Recuerdo cuando mis padres se vieron obligados a comprarme la Olivetti que usé durante tres años, de las que se fabricaban a montones por el auge de esta asignatura, máquinas idénticas, sin estética alguna.
Por Jaime Garba
Mi pasión por las maquinas de escribir se explica de manera interesante, porque no surgió sino de una aversión por las mismas, que literalmente me torturaron en mis años juveniles, con el peso de su cuerpo y el estigma social, pues un chavo de quince años podía hacer de todo, menos escribir con destreza en un aparato de esos, símbolo equívoco de la mujer secretaria que la necesitaba como herramienta de trabajo; y es que por allá de la década de los noventa, no pensaba en que muchas de las obras literarias que hoy admiro, se escribieron en esas bellas maquinarias creadoras, cuyo combustible es el corazón de quien la usa.
La cosa comenzó de la siguiente forma: en segundo de secundaria llevaba la materia de mecanografía con una maestra que llevaba como apodo La torera, imaginarán que el mote correspondía a su distintiva vestimenta roja. Aquel personaje jamás lo olvidaré porque sin proponérmelo, me enseñó a escribir con majestuosidad.
Recuerdo cuando mis padres se vieron obligados a comprarme la Olivetti que usé durante tres años, de las que se fabricaban a montones por el auge de esta asignatura, máquinas idénticas, sin estética alguna, armadas para resistir los enojos, caprichos y malos cuidados de los jóvenes. Así entonces, cargando esos quince kilos, a veces en veranos demasiados calurosos, con un sofocante uniforme escolar, martes y jueves religiosamente subía las escaleras hasta el tercer piso, al salón donde la maestra durante una hora nos ponía ejercicios mecanográficos, los cuales sin saber bien cómo, realizaba con facilidad, lo que me convirtió en uno de sus alumnos favoritos. Dominaba aquel arte, incluyendo los dictados de alta dificultad con el teclado tapado por esas etiquetas coloreadas que obligan a mirar exclusivamente al texto, así como a ejecutar ciertas zonas del teclado con respectivos dedos -estilo correcto, antagónico al de la mayoría de los médicos del seguro social, que con el índice, macilentos escriben-. Toda una ciencia la escritura mecánica. Al transcurrir el tiempo, mis dedos lograron una pericia prodigiosa, lo cual me costó la burla de mis compañeros, que torpes en ese quehacer, sanaban su propia culpa tachándome de bicho raro.

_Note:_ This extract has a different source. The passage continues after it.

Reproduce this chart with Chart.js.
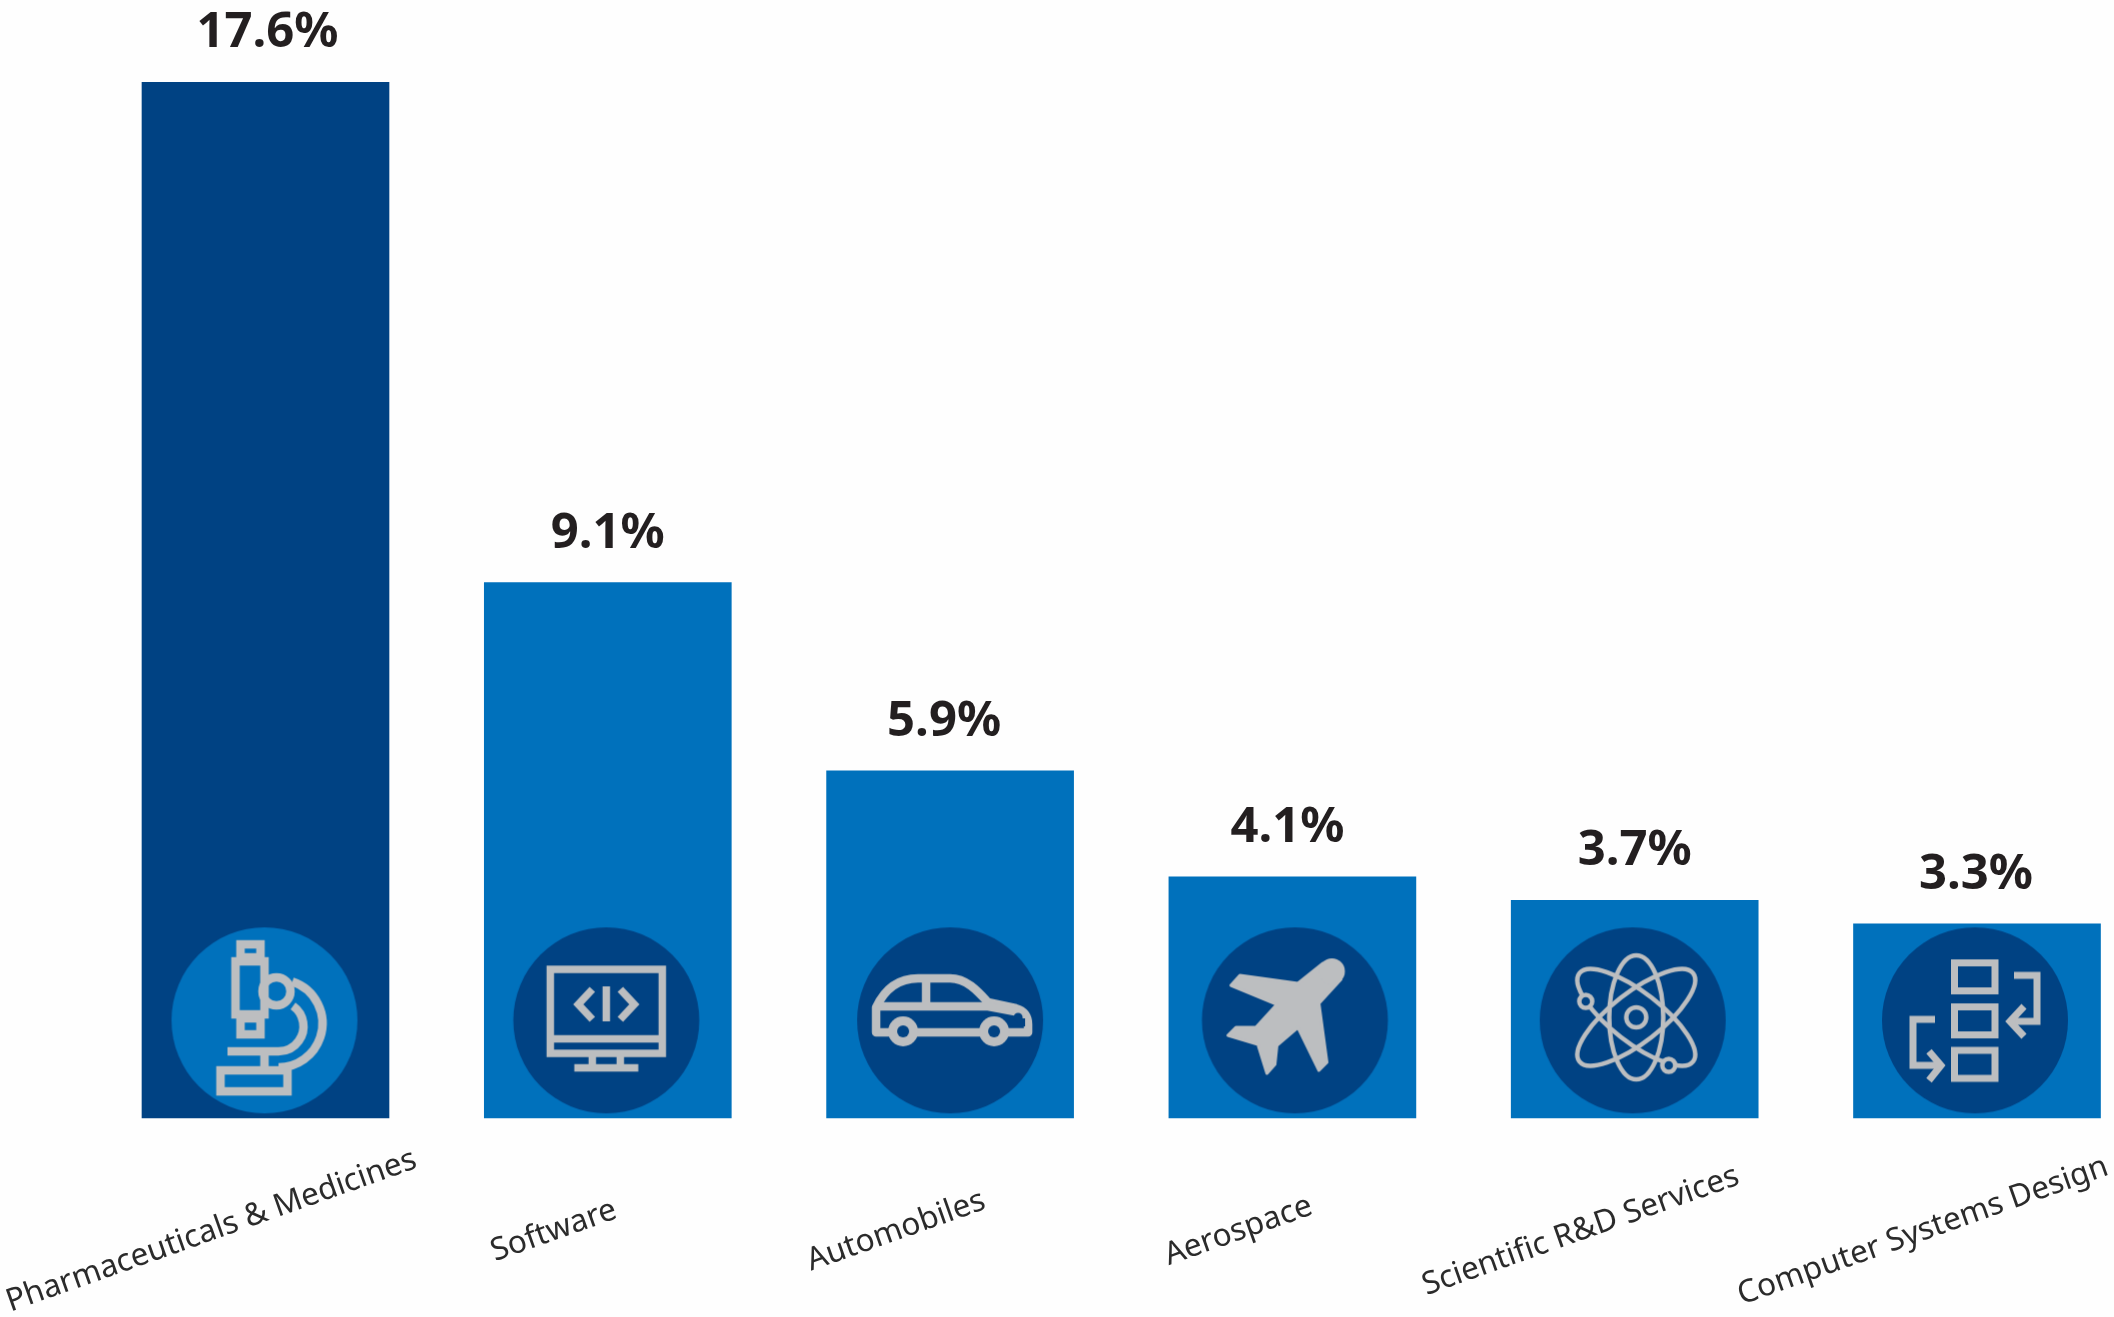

Entonces la literatura me era ajena, y me dediqué exclusivamente a la escritura de trabajos escolares –recordemos que la computadora no siempre fue un artefacto cotidiano- y con esa soltura en el acto de escribir, poco a poco el sonido de la tecla contra el rollo fue pareciéndome bello. Después extrapolé mi dominio a la computadora, cuando mis padres ahora sufrían por comprar este otro menester escolar. Mientras la mayoría escribía obligadamente parsimoniosos, mis dedos corrían a grandes velocidades en zigzag, de arriba abajo, en círculos, en formas geométricas complicadas por todo el tablero, ofreciendo en la pantalla ideas claras, sin errores de “dedo”.
Extraño destino que me llevó del odio al amor, que se consumó cuando me interesé por la literatura. Muchos años dejé en el olvidó a las máquinas de escribir, pero cuando leía sobre los escritores que habían creado muchas de sus obras en estos objetos, mi pasión logró identidad. Investigué, me documenté sobre modelos, qué escritores usaban tales tipos de máquinas, entre tantas cosas más, al grado de familiarizarme y gozar de la simple apreciación y deseo de los ancestros de mi fea Olivetti noventera.
Hoy en día aún escribo en mi Royal del 45 o en la Remington de 1934, obsequio de un buen amigo, que le había pertenecido a su padre; escribo sobre todo poesía, que me lleva a un ritmo más lento y de mayor precisión, comparado con la estrepitosa escritura de la narrativa en las modernas computadoras que apenas si basta rozar el teclado para que plasmen una letra. Aún escribo disfrutando del sonido de cada palabra impresa, y me sigue sorprendiendo que el mismo le moleste a la mayoría de quien me rodea -y pensar que antes el ritmo habitual de las redacciones de los diarios, en los cafés y muchos otros lugares, era determinado por la escritura mecánica-.
Hoy cada vez son menos los locos que coleccionamos máquinas de escribir, pero eso me llena de satisfacción porque sé que un coleccionista de este tipo no se nutre sólo del objeto, sino de su relación directa con la escritura, la literatura, y la vida misma. Ayer sufría con las máquinas de escribir, hoy no concibo la vida sin ellas y su perfecta existencia en el mundo.